* GIVEN MATERIAL
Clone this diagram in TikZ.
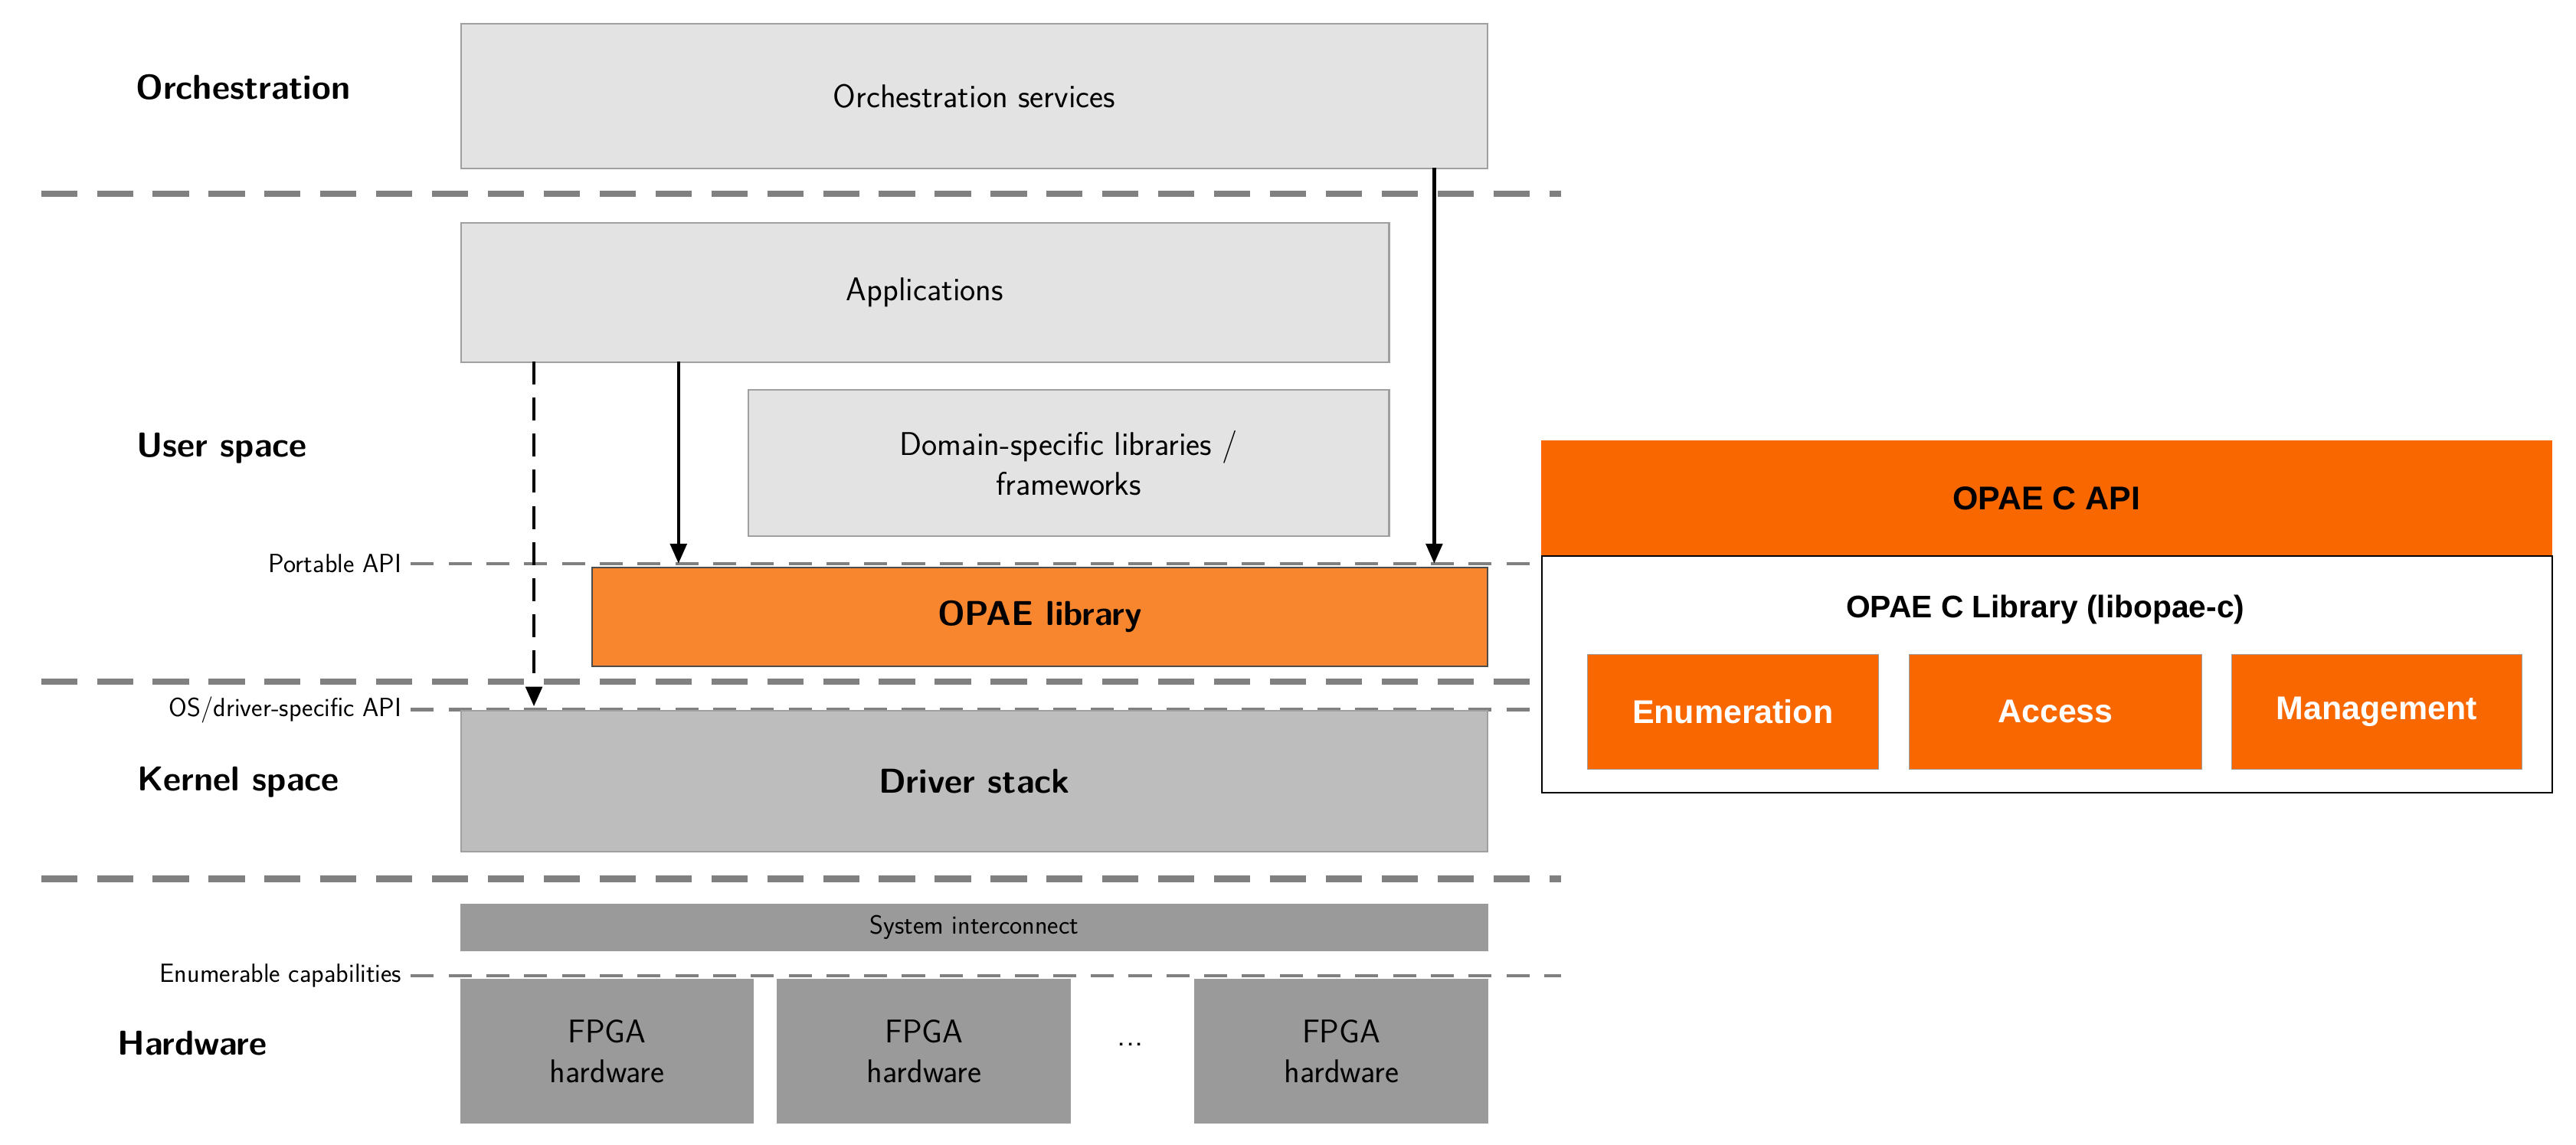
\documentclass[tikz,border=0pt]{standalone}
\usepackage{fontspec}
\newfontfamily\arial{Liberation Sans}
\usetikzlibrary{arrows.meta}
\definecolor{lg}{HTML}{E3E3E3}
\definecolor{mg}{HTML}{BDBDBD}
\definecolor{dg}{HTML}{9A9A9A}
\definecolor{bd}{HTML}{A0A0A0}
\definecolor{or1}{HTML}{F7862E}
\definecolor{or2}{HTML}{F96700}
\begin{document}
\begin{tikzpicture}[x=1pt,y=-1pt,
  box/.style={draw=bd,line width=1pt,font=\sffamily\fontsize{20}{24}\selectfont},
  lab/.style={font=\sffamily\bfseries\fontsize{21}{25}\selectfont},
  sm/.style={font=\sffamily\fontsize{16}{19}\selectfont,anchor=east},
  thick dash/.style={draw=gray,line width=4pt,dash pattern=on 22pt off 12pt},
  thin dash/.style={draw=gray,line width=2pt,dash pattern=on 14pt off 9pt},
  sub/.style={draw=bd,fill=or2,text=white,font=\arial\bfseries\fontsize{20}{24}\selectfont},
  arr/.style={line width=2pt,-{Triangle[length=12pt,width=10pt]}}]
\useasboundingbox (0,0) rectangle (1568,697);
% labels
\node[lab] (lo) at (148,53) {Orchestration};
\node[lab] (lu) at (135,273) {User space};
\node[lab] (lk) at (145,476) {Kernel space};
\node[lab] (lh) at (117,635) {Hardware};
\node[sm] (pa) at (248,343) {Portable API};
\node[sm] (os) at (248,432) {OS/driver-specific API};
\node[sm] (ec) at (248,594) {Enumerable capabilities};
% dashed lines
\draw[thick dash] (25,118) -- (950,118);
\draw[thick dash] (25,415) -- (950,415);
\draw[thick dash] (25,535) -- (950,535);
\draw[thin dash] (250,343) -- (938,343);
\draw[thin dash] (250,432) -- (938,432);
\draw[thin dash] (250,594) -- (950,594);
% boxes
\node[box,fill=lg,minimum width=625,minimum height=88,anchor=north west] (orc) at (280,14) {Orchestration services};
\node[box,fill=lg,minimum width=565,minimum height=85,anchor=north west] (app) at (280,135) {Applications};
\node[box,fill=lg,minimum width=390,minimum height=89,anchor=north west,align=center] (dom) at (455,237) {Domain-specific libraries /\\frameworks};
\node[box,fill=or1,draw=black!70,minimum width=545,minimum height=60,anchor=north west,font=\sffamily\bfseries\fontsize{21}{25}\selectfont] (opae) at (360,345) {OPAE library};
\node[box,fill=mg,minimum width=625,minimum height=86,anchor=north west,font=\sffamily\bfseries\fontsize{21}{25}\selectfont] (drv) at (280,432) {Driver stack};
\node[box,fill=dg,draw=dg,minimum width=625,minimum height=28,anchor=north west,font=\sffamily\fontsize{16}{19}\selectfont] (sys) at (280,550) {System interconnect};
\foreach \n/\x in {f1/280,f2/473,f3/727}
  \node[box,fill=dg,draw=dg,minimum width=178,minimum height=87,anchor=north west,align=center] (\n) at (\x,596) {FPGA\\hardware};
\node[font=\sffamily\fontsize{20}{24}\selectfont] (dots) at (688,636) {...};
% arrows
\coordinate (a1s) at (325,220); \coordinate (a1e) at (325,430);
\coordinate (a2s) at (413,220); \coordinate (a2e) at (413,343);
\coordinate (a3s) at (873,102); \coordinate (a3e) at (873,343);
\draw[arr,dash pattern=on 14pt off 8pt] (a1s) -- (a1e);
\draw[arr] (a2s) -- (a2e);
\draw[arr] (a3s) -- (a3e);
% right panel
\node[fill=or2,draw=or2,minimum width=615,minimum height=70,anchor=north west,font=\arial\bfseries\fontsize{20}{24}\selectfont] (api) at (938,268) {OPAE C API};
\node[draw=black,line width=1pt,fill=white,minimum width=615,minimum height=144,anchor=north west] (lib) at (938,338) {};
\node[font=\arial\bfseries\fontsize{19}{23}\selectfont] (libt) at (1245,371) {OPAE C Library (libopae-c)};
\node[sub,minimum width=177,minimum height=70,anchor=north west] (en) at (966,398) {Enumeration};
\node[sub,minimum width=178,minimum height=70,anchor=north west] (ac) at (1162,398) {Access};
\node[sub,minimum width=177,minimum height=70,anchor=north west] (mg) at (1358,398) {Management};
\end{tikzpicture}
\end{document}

* WORK TO BE COMPLETED
Exclude the pictures. Write out the remaining data exactly.

* WRITTEN SOLUTION
Clone this diagram in TikZ.
\documentclass[tikz,border=0pt]{standalone}
\usepackage{fontspec}
\newfontfamily\arial{Liberation Sans}
\usetikzlibrary{arrows.meta}
\definecolor{lg}{HTML}{E3E3E3}
\definecolor{mg}{HTML}{BDBDBD}
\definecolor{dg}{HTML}{9A9A9A}
\definecolor{bd}{HTML}{A0A0A0}
\definecolor{or1}{HTML}{F7862E}
\definecolor{or2}{HTML}{F96700}
\begin{document}
\begin{tikzpicture}[x=1pt,y=-1pt,
  box/.style={draw=bd,line width=1pt,font=\sffamily\fontsize{20}{24}\selectfont},
  lab/.style={font=\sffamily\bfseries\fontsize{21}{25}\selectfont},
  sm/.style={font=\sffamily\fontsize{16}{19}\selectfont,anchor=east},
  thick dash/.style={draw=gray,line width=4pt,dash pattern=on 22pt off 12pt},
  thin dash/.style={draw=gray,line width=2pt,dash pattern=on 14pt off 9pt},
  sub/.style={draw=bd,fill=or2,text=white,font=\arial\bfseries\fontsize{20}{24}\selectfont},
  arr/.style={line width=2pt,-{Triangle[length=12pt,width=10pt]}}]
\useasboundingbox (0,0) rectangle (1568,697);
% labels
\node[lab] (lo) at (148,53) {Orchestration};
\node[lab] (lu) at (135,273) {User space};
\node[lab] (lk) at (145,476) {Kernel space};
\node[lab] (lh) at (117,635) {Hardware};
\node[sm] (pa) at (248,343) {Portable API};
\node[sm] (os) at (248,432) {OS/driver-specific API};
\node[sm] (ec) at (248,594) {Enumerable capabilities};
% dashed lines
\draw[thick dash] (25,118) -- (950,118);
\draw[thick dash] (25,415) -- (950,415);
\draw[thick dash] (25,535) -- (950,535);
\draw[thin dash] (250,343) -- (938,343);
\draw[thin dash] (250,432) -- (938,432);
\draw[thin dash] (250,594) -- (950,594);
% boxes
\node[box,fill=lg,minimum width=625,minimum height=88,anchor=north west] (orc) at (280,14) {Orchestration services};
\node[box,fill=lg,minimum width=565,minimum height=85,anchor=north west] (app) at (280,135) {Applications};
\node[box,fill=lg,minimum width=390,minimum height=89,anchor=north west,align=center] (dom) at (455,237) {Domain-specific libraries /\\frameworks};
\node[box,fill=or1,draw=black!70,minimum width=545,minimum height=60,anchor=north west,font=\sffamily\bfseries\fontsize{21}{25}\selectfont] (opae) at (360,345) {OPAE library};
\node[box,fill=mg,minimum width=625,minimum height=86,anchor=north west,font=\sffamily\bfseries\fontsize{21}{25}\selectfont] (drv) at (280,432) {Driver stack};
\node[box,fill=dg,draw=dg,minimum width=625,minimum height=28,anchor=north west,font=\sffamily\fontsize{16}{19}\selectfont] (sys) at (280,550) {System interconnect};
\foreach \n/\x in {f1/280,f2/473,f3/727}
  \node[box,fill=dg,draw=dg,minimum width=178,minimum height=87,anchor=north west,align=center] (\n) at (\x,596) {FPGA\\hardware};
\node[font=\sffamily\fontsize{20}{24}\selectfont] (dots) at (688,636) {...};
% arrows
\coordinate (a1s) at (325,220); \coordinate (a1e) at (325,430);
\coordinate (a2s) at (413,220); \coordinate (a2e) at (413,343);
\coordinate (a3s) at (873,102); \coordinate (a3e) at (873,343);
\draw[arr,dash pattern=on 14pt off 8pt] (a1s) -- (a1e);
\draw[arr] (a2s) -- (a2e);
\draw[arr] (a3s) -- (a3e);
% right panel
\node[fill=or2,draw=or2,minimum width=615,minimum height=70,anchor=north west,font=\arial\bfseries\fontsize{20}{24}\selectfont] (api) at (938,268) {OPAE C API};
\node[draw=black,line width=1pt,fill=white,minimum width=615,minimum height=144,anchor=north west] (lib) at (938,338) {};
\node[font=\arial\bfseries\fontsize{19}{23}\selectfont] (libt) at (1245,371) {OPAE C Library (libopae-c)};
\node[sub,minimum width=177,minimum height=70,anchor=north west] (en) at (966,398) {Enumeration};
\node[sub,minimum width=178,minimum height=70,anchor=north west] (ac) at (1162,398) {Access};
\node[sub,minimum width=177,minimum height=70,anchor=north west] (mg) at (1358,398) {Management};
\end{tikzpicture}
\end{document}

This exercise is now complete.